Bu sınıflarda yer alan memurların tahsil durumlarına göre hangi dereceden işe başlayacakları ve hangi derecenin hangi kademesine kadar yükselebilecekleri bahsi geçen kanunun 36 ıncı maddesinde gösterilmiştir. Meselâ dört yıllık yüksek öğrenim görmüş bulunan bir devlet, memuru genellikle bütün sınıflarda 10 uncu derecenin ilk kademesinden işe başlamakta ve 1. derecenin son kademesine kadar yükselebilmektedir.
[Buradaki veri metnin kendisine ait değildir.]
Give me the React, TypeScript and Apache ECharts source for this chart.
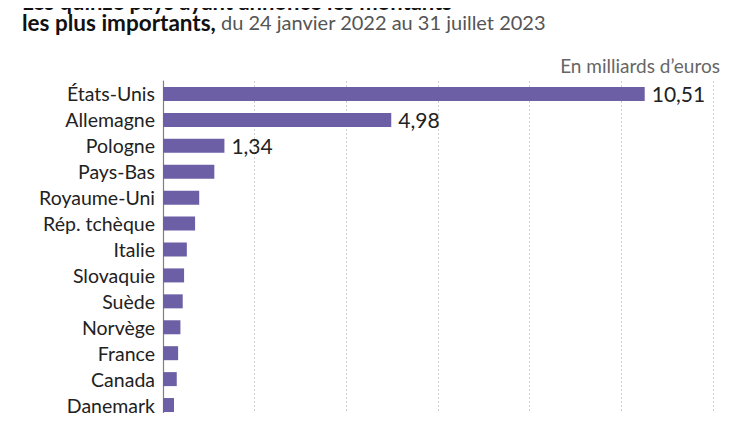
import React, { useEffect, useRef } from "react";
import * as echarts from "echarts";

const countries = [
  "États-Unis",
  "Allemagne",
  "Pologne",
  "Pays-Bas",
  "Royaume-Uni",
  "Rép. tchèque",
  "Italie",
  "Slovaquie",
  "Suède",
  "Norvège",
  "France",
  "Canada",
  "Danemark",
];
const amounts = [10.51, 4.98, 1.34, 1.12, 0.79, 0.7, 0.52, 0.46, 0.43, 0.38, 0.33, 0.3, 0.24];
const labelledCount = 3;
const titleLine1 = "Les quinze pays ayant annoncé les montants";
const titleLine2Bold = "les plus importants,";
const titleLine2Rest = " du 24 janvier 2022 au 31 juillet 2023";
const unitLabel = "En milliards d’euros";

const FONT = "Lato, 'Noto Sans', sans-serif";

export default function App() {
  const ref = useRef<HTMLDivElement>(null);
  useEffect(() => {
    if (!ref.current) return;
    const chart = echarts.init(ref.current, null, { renderer: "svg" });
    chart.setOption({
      animation: false,
      backgroundColor: "#ffffff",
      textStyle: { fontFamily: FONT },
      graphic: [
        {
          type: "text",
          x: 22,
          y: 1,
          style: {
            text: titleLine1,
            font: `bold 22px ${FONT}`,
            fill: "#111",
            verticalAlign: "middle",
          },
        },
        {
          type: "text",
          x: 22,
          y: 22,
          style: {
            text: `{b|${titleLine2Bold}}{n|${titleLine2Rest}}`,
            verticalAlign: "middle",
            rich: {
              b: { font: `bold 22.5px ${FONT}`, fill: "#111" },
              n: { font: `20px ${FONT}`, fill: "#555" },
            },
          },
        },
        {
          type: "text",
          x: 720,
          y: 65,
          style: {
            text: unitLabel,
            font: `19px ${FONT}`,
            fill: "#666",
            align: "right",
            verticalAlign: "middle",
          },
        },
      ],
      grid: { left: 163, right: 36, top: 81, bottom: 3, containLabel: false },
      xAxis: {
        type: "value",
        min: 0,
        max: 12,
        interval: 2,
        axisLine: { show: false },
        axisTick: { show: false },
        axisLabel: { show: false },
        splitLine: { show: true, lineStyle: { color: "#cfcfcf", type: [2, 2], width: 1 } },
      },
      yAxis: {
        type: "category",
        inverse: true,
        data: countries,
        axisLine: { show: true, lineStyle: { color: "#808080", width: 1.2 } },
        axisTick: { show: false },
        axisLabel: { color: "#222", fontSize: 19.5, fontFamily: FONT, margin: 8, interval: 0 },
      },
      series: [
        {
          type: "bar",
          barWidth: 14,
          itemStyle: { color: "#6c5fa6" },
          data: amounts.map((v, i) => ({
            value: v,
            label: {
              show: i < labelledCount,
              position: "right",
              distance: 7,
              color: "#222",
              fontSize: 21,
              fontFamily: FONT,
              formatter: (p: any) => String(p.value).replace(".", ","),
            },
          })),
        },
      ],
    });
    return () => chart.dispose();
  }, []);
  return <div ref={ref} style={{ width: 749, height: 421, margin: -8 }} />;
}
Derece ve kademeleri gösteren tablodan anlaşıldığına göre 10 uncu derecenin ilk kademesi 225, birinci derecenin son kademesi ise 1000 göstergelidir. Bu meblâğ «her yıl memleketin ekonomik gelişmesi, genel geçim şartları ve devletin malî imkânları gözönünde bulundurulmak suretiyle Genel Bütçe Kanunu ile tespit» edilecek bir katsayı ile çarpılacaktır. Nitekim hazırlanan özel bir kanun 1970 bütçe yılında katsayının 7 olacağını kabul etmiştir.
Kamu idaresi personelinin tayin ve terfiinden başka, bunların çalışma ve yaşama şartlarıyla ilgili yeni birçok hükümler getiren 657 sayılı kanun, senelerden beri özlenen bir reformun hukukî çerçevesini çizmiş, ancak tatbikata intikal edince pek çok aksaklıklarla karşılaşılmış ve şikâyet konularının ardı yıllarca kesilmemiştir.